__Brief__
Write the lines out again, from the top of the material to the line containing "from matplotlib.ticker import", pictures excluded.

__Material__
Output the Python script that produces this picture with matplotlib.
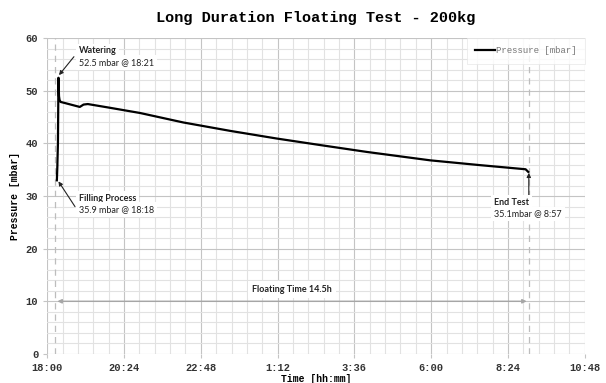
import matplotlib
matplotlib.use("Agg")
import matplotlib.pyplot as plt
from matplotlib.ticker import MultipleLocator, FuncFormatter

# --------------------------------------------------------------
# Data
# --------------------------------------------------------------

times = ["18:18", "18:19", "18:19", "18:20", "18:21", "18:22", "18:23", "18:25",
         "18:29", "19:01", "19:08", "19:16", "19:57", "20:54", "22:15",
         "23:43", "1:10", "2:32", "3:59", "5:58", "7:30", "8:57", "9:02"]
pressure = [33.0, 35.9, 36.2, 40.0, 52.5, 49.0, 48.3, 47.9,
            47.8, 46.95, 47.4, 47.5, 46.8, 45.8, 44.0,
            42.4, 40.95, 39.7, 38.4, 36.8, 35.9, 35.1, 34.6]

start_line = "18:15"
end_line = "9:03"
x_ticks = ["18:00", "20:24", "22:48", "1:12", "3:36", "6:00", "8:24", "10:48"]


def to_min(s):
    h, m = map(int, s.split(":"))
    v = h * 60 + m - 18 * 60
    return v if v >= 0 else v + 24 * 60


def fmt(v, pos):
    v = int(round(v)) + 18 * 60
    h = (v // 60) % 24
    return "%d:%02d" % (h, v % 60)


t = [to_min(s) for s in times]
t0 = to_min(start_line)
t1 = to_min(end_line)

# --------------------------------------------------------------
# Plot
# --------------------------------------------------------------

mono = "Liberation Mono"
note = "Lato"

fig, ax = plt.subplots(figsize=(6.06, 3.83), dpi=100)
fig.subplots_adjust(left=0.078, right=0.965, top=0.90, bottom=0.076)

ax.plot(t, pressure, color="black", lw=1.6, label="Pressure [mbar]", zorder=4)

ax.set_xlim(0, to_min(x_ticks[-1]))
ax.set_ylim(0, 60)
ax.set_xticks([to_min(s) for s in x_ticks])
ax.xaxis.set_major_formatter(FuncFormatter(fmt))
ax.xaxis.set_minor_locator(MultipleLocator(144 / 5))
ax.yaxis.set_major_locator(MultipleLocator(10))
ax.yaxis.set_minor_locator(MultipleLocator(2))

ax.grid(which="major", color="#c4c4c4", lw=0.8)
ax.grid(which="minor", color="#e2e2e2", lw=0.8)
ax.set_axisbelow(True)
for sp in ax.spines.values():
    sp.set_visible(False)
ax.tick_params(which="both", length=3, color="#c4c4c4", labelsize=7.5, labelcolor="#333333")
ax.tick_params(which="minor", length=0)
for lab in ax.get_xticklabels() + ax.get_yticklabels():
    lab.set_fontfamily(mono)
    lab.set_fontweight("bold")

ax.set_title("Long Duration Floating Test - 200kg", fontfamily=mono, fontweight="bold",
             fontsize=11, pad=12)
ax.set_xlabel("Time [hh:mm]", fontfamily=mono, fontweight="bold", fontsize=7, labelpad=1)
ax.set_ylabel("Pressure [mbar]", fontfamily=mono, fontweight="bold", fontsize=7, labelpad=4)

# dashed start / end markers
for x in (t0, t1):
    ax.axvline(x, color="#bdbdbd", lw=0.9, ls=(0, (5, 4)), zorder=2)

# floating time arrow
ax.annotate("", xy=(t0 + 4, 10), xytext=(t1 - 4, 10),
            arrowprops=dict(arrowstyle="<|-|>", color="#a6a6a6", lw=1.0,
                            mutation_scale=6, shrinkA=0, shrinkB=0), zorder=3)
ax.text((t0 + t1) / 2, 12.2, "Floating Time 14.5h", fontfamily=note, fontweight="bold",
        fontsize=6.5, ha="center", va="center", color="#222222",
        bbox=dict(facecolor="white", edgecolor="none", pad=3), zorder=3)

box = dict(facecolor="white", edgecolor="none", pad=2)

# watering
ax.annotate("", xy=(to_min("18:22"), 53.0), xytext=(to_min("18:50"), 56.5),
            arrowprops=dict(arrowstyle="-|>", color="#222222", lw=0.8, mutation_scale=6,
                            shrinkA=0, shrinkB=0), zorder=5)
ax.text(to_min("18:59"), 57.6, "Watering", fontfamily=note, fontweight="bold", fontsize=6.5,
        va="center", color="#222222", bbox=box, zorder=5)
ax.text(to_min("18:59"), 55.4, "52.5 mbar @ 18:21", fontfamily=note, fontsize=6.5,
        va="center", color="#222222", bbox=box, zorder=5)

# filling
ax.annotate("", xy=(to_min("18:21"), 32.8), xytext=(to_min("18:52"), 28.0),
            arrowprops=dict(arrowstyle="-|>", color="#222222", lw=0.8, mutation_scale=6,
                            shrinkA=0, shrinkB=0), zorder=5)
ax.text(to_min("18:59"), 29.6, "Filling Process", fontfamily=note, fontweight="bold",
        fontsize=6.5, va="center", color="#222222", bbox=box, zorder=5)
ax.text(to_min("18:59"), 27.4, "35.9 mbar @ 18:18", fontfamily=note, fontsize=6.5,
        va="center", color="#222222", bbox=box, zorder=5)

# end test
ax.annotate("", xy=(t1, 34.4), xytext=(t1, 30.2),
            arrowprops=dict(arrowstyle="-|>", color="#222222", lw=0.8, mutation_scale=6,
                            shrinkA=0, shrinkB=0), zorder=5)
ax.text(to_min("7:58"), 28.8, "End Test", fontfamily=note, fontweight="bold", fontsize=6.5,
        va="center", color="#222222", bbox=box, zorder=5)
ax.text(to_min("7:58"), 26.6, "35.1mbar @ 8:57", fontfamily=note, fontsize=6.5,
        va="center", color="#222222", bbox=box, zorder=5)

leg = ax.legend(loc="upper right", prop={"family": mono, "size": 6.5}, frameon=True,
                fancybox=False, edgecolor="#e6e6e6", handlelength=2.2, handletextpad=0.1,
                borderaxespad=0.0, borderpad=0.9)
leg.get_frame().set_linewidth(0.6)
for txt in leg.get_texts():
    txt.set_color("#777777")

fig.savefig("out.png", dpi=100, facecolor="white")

__Output for this task__
Output the Python script that produces this picture with matplotlib.
import matplotlib
matplotlib.use("Agg")
import matplotlib.pyplot as plt
from matplotlib.ticker import MultipleLocator, FuncFormatter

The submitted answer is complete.